There were a few issues relating to her age when I was growing up, but most of them boiled down to the fact that she's not a particularly warm, open or empathetic woman, and we're not close now.
The main issue was that, when I was a hormonal teen (nothing dreadful, just sometimes emotional), she was going through the menopause. I felt that her hormonal and emotional changes were prioritised above mine and that any hormonal outbursts I had were simply not allowed or acceptable, whereas hers were 'fine'. There is also the scientific position that women can sometimes lose their loving, more selfless sides after menopause, and I feel that this was true in her case, as she seemed totally disinterested in me from my early teens (not using this as yet another stick to beat menopausal women with, it's just my experience/what I have read!)

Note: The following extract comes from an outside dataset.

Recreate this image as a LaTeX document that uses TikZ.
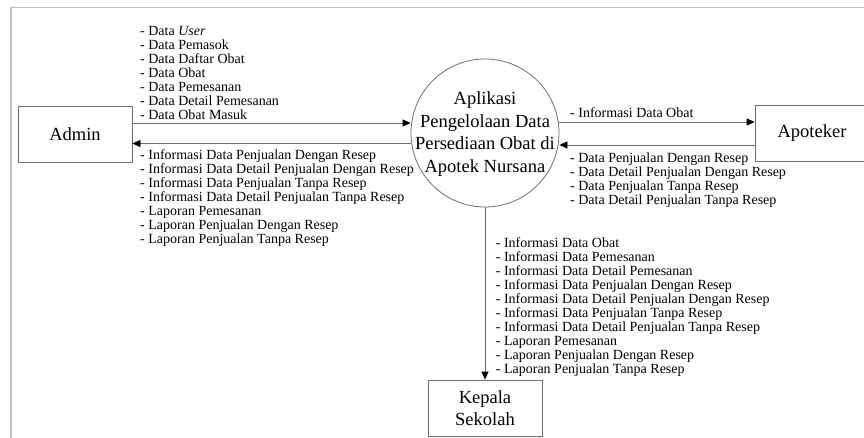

I'm now very close to my mother in law, who is 57, and I think perhaps my mother realises that this may be down to the fact that she has far more energy, and is much more open and friendly. My parents has extremely austere 1950s childhoods and I think they're often restricted by social conventions that only really exist in their heads now. An example of this was my wedding; they were a bit shocked at some of our non-traditional choices, which again just seems to accentuate the age difference between us.
I'm now trying to conceive myself and have to mentally fight back the feeling that I have left it too late myself. The main worry I have in addition is that my parents are now int heir mid 70s, are slowing down, starting to have little memory lapses. My brother lives 300 miles from them and doesn't drive; I'm 100 miles from them and do drive. I worry that I'll have to deal with small children AND increasingly vulnerable and frail parents (as many people do have to do) and that I'll lose them before I'm 40, just as I'd lost 3 grandparents by the age of 3, and all of them by 10.
None of this is meant as criticism, it's just my take on it.